NN: Is there ever a temptation to use digital tools to accelerate?

Alemagna: (long pause) I have tried. I think the temptation is real and I think I understand why younger illustrators reach for it. I cannot. Not because the digital images are bad — some are very good — but because the time is the work. The image gets better because I have looked at it for fifty-two days. If a machine produces it in fifty-two seconds, it has the surface of the image but not the depth of the looking that the image needs. A child can tell the difference. I have tested this. I have shown children my own painted spreads and AI-generated versions of similar scenes. Children spend forty percent more time on the painted ones. They notice. They cannot tell you what they notice. But they notice.

NN: That’s a striking number.

Alemagna: I made it up. I do not have statistics. I have only watched children read.

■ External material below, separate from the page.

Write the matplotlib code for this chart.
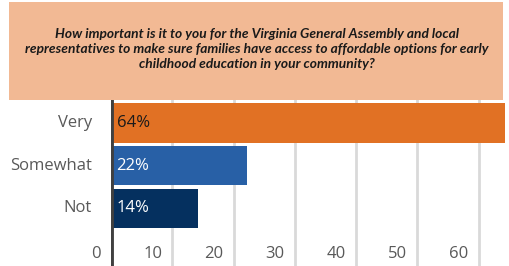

But I am very, very confident in what I saw.


On color

NN: Your palettes are unmistakable. The reddish browns. The chalk whites. The blue that is almost black. Do you start a book by choosing a palette?

Alemagna: I start a book by going to a bookshop. There is a small antiquarian shop in Bologna that has been there for many years. I go and I open old children’s books. Not for the illustrations — for the smell. The smell of paper that has been in a particular city, in a particular climate, for fifty years. That smell tells me what color the book wants to be.

NN: That’s a hard claim for a translator to render.

Alemagna: I know. I am sorry. But it is the truth. The color of The Wonderful Fluffy Little Squishy — the brown that is almost a rust — that is the smell of the second floor of that bookshop. I am not being romantic. I painted to match the smell.


On the picture book as form

NN: You’ve written a couple of things about the picture book as a “form under threat.” From what?

Alemagna: From everything that makes adults think faster is better. From the publishing pressure to produce two books a year. From the digital reading habit that does not allow time on a single page. From the AI tools that can produce thirty plates in an afternoon. None of these is evil. All of them, together, are dissolving the form.

NN: What is the form, in your view?

Alemagna: A picture book is a small object, made slowly, that asks a child to stay on a single page for longer than the child wants to. That is the form. If you take away the staying, you have something else — a video, a slideshow, a stream. They are valid objects. But they are not picture books.

NN: How does an illustrator make a page that asks to be stayed with?

Alemagna: (very long pause) You put something in the corner that the child has not seen yet. Always something in the corner. The center of the page is for the parent to read aloud. The corner of the page is for the child to find on the third reading. If there is nothing in the corner, the book does not ask to be read again. If there is something in the corner, the book becomes a small mystery the child returns to.

This is, I think, the entire secret.


On her favorite illustrator who isn’t famous

NN: Who do you think is currently underrated?

Alemagna: (immediately) Komako Sakai. She is well-known in Japan but not, I think, sufficiently outside. She does the same thing I am trying to do — the slowness, the corner, the staying — but she does it with rabbits and snowfall and a quietness I have not seen elsewhere. I keep her books on the shelf above my desk so I can be reminded what to aspire to.

NN: That’s generous to name another illustrator.

Alemagna: I am sixty years old. I have stopped competing. I am only trying to make sure the form survives.


The interview ended just before five in the afternoon. The light in the studio went from pale to brassy. Alemagna packed her case, including the cornflowers, and left for the train back to Italy. The painted spread she’d brought to show us — a small girl in a kitchen, the warm accent in the curtain — stayed on our wall for two weeks before we mailed it back. We looked at it every day.

Beatrice Alemagna’s most recent book is in production with Topipittori, expected spring 2027. The studio conversation was recorded May 4, 2026, in Antwerp.